Using also the regularization path is very usefull to have more insights about coefficients, standard errors and gradient profile

p1 <- plot(out, yvar = "coefficients")
p2 <- plot(out, yvar = "se")
p3 <- plot(out, yvar = "gradient")
gridExtra::grid.arrange(p1, p2, p3, ncol = 1L)

Once selected the best lambda value minimizing for example the AIC criterion, the last step of the strategy consists on fitting a new islasso model.

lambda.aic <- lmb.best$lambda.min["AIC"]
out2 <- islasso(lpsa ~ ., data = Prostate, lambda = lambda.aic, family = gaussian())
out2

The summary method quickly returns the main output of the fitted model, including point estimates, standard errors and $p$-values. Visualizing estimates for all covariates could be somewhat inconvenient, especially when the number of covariates is large, thus we decide to print estimates only if the pvalue is less than a threshold value. We use 0.10

summary(out2, pval = 0.10)

In addition to the usual information printed by the summary method, the output also includes the column Df representing the degrees of freedom of each coefficient. Their sum is used to quantify the model complexity

sum(out2$internal$hi)

and the corresponding residual degrees of freedom (r out$internal$n - out$rank) as reported above. The Wald test (column z value) and $p$-values can be used to assess important or significant covariates. Results suggest that variables lcavol, lweight and svi are informative to predict the measure of the logarithm of PSA levels, while lbph is borderline informative. Just to be clear, another way to obtain a similar result without computing the regularization path, is to use the function aic.islasso which requires a preliminary islasso fit object and a specification of the criterion to be used. Hence

lambda.aic2 <- aic.islasso(out2, method = "AIC", interval = c(.1, 50))
out3 <- update(out2, lambda = lambda.aic2)
summary(out3, pval = .10)

Comparisons between methods to select the tuning parameter and further discussions are out of the scope of this short note.

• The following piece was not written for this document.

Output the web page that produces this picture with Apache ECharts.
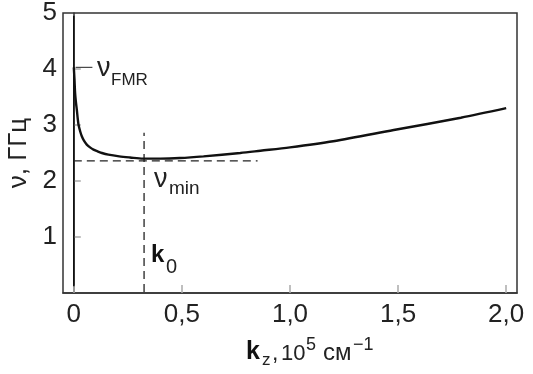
<!DOCTYPE html>
<html>
<head>
<meta charset="utf-8">
<script src="https://cdn.jsdelivr.net/npm/echarts@6/dist/echarts.min.js"></script>
<style>html,body{margin:0;padding:0;background:#fff;}#c{width:533px;height:374px;}</style>
</head>
<body>
<div id="c"></div>
<script>
// dispersion curve nu(kz)
var kz = [0, 0.003, 0.006, 0.010, 0.014, 0.018, 0.022, 0.030, 0.037, 0.047, 0.060, 0.075, 0.091, 0.110, 0.130, 0.160, 0.210, 0.260, 0.320, 0.400, 0.490, 0.600, 0.770, 0.863, 1.000, 1.200, 1.480, 1.790, 2.000];
var nu = [4.03, 3.82, 3.57, 3.40, 3.27, 3.12, 3.00, 2.88, 2.80, 2.72, 2.65, 2.60, 2.56, 2.53, 2.50, 2.47, 2.44, 2.42, 2.40, 2.40, 2.41, 2.44, 2.50, 2.54, 2.60, 2.71, 2.91, 3.13, 3.30];
// vertical branch at kz = 0
var branchK = [0, 0];
var branchNu = [0.12, 4.95];
// FMR marker
var fmrK = [0.008, 0.086];
var fmrNu = [4.03, 4.03];
// minimum markers
var k0 = 0.325;
var nuMin = 2.36;
var k0LineNu = [0.02, 2.86];
var nuMinLineK = [0, 0.85];
// ticks
var xTicks = [0, 0.5, 1.0, 1.5, 2.0];
var xTickLabels = ['0', '0,5', '1,0', '1,5', '2,0'];
var yTicks = [1, 2, 3, 4];
var yLabelVals = [1, 2, 3, 4, 5];

function zip(a, b) { return a.map(function (v, i) { return [v, b[i]]; }); }

var chart = echarts.init(document.getElementById('c'), null, {renderer: 'canvas'});
var font = 'Liberation Sans, Arial, Helvetica, sans-serif';
function txt(left, top, text, size, bold) {
  return {type: 'text', left: left, top: top, style: {text: text, fontSize: size, fontWeight: bold ? 'bold' : 'normal', fontFamily: font, fill: bold ? '#111' : '#222'}};
}
chart.setOption({
  animation: false,
  backgroundColor: '#fff',
  grid: {left: 63, top: 13, right: 16, bottom: 81, show: true, borderColor: '#333', borderWidth: 1.5, containLabel: false, outerBoundsMode: 'none'},
  xAxis: {
    type: 'value', min: -0.05, max: 2.05,
    axisLine: {show: true, lineStyle: {color: '#333', width: 1.5}},
    axisTick: {show: true, inside: true, length: 8, customValues: xTicks, lineStyle: {color: '#aaa', width: 1.5}},
    axisLabel: {customValues: xTicks, margin: 9, color: '#222', fontSize: 26, fontFamily: font,
      formatter: function (v) { var i = xTicks.indexOf(v); return i >= 0 ? xTickLabels[i] : ''; }},
    splitLine: {show: false}
  },
  yAxis: {
    type: 'value', min: 0, max: 5,
    name: 'ν, ГГц', nameLocation: 'middle', nameGap: 29, nameRotate: 90,
    nameTextStyle: {color: '#222', fontSize: 26, fontFamily: font},
    axisLine: {show: true, lineStyle: {color: '#333', width: 1.5}},
    axisTick: {show: true, inside: true, length: 7, customValues: yTicks, lineStyle: {color: '#aaa', width: 1.5}},
    axisLabel: {customValues: yLabelVals, margin: 6, color: '#222', fontSize: 26, fontFamily: font},
    splitLine: {show: false}
  },
  series: [
    {type: 'line', data: zip(branchK, branchNu), symbol: 'none', lineStyle: {color: '#111', width: 1.6}},
    {type: 'line', data: zip(fmrK, fmrNu), symbol: 'none', lineStyle: {color: '#222', width: 1}},
    {type: 'line', data: zip([k0, k0], k0LineNu), symbol: 'none', lineStyle: {color: '#222', width: 1.3, type: [8, 5]}},
    {type: 'line', data: zip(nuMinLineK, [nuMin, nuMin]), symbol: 'none', lineStyle: {color: '#222', width: 1.3, type: [8, 5]}},
    {type: 'line', data: zip(kz, nu), symbol: 'none', smooth: 0.3, lineStyle: {color: '#111', width: 2.4}}
  ],
  graphic: [
    txt(97, 55, 'ν', 27),
    txt(111, 72, 'FMR', 17),
    txt(154, 166, 'ν', 27),
    txt(169, 179, 'min', 19),
    txt(151, 243, 'k', 24, true),
    txt(166, 257, '0', 20),
    txt(246, 340, 'k', 25, true),
    txt(262, 352, 'z', 17),
    txt(272, 342, ',', 23),
    txt(281, 343, '10', 22),
    txt(306, 336, '5', 18),
    txt(323, 341, 'см', 24),
    txt(353, 336, '−1', 18)
  ]
});
</script>
</body>
</html>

We conclude this note by emphasizing that islasso also accepts the so-called elastic-net penalty, such that $$ \frac{1}{2}||\mathbf{y}- \mathbf{X\beta}||2^{2}+\lambda { \alpha ||\mathbf{\beta} ||^{}_1 + \frac{1}{2}(1-\alpha) ||\mathbf{\beta} ||^{2}_2 } $$ where $0\le \alpha\le 1$ is the mixing parameter to be specified in _islasso() and islasso.path() via the argument alpha, e.g.

# update the islasso path to fit an elastic-net model
out4 <- update(out, alpha = .5)
out4

# some diagnostic plot
p4 <- plot(out4, yvar = "coefficients")
p5 <- plot(out4, yvar = "se")
gridExtra::grid.arrange(p4, p5, ncol = 1L)

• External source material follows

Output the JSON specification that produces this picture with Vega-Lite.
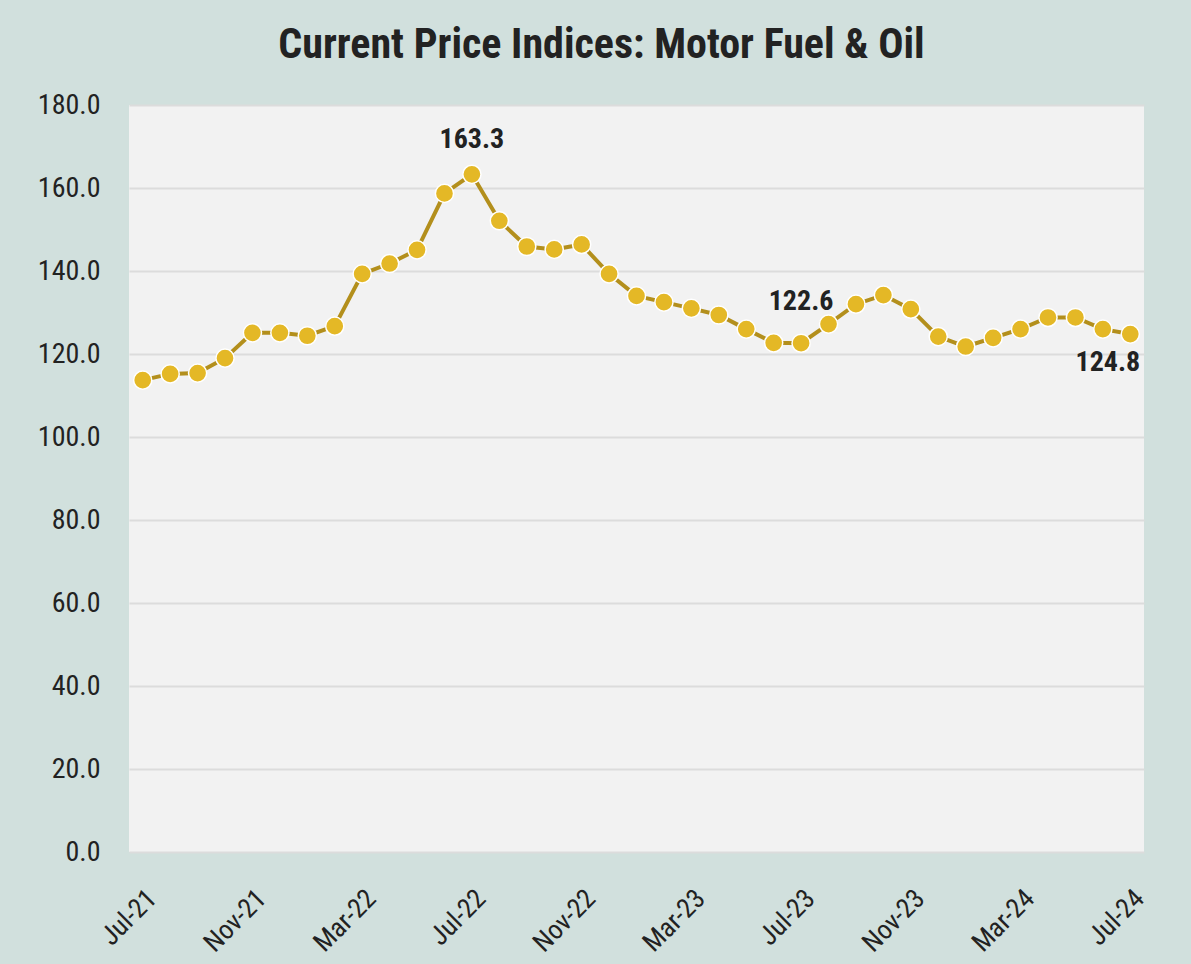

# select the best tuning parameter
lmb.best2 <- GoF.islasso.path(out4)
lmb.best2$lambda.min

# fit a new islasso model with elastic-net penalty
lambda.aic3 <- lmb.best2$lambda.min["AIC"]
out5 <- update(out2, alpha = .5, lambda = lambda.aic3)
summary(out5, pval = .10)

# or select the best tuning parameter using AIC with an islasso object
lambda.aic4 <- aic.islasso(out5, method = "AIC", interval = c(.1, 100))
out6 <- update(out5, lambda = lambda.aic4)
summary(out6, pval = .10)

References

Tibshirani R. Regression shrinkage and selection via the lasso. J R Stat Soc: Series B 1996; 58: 267–288
Cilluffo, G, Sottile, G, La Grutta, S and Muggeo, VMR (2019) The Induced Smoothed lasso: A practical framework for hypothesis testing in high dimensional regression. Statistical Methods in Medical Research, online doi: 10.1177/0962280219842890.
Brown B and Wang Y. Standard errors and covariance matrices for smoothed rank estimators. Biometrika 2005; 92: 149–158.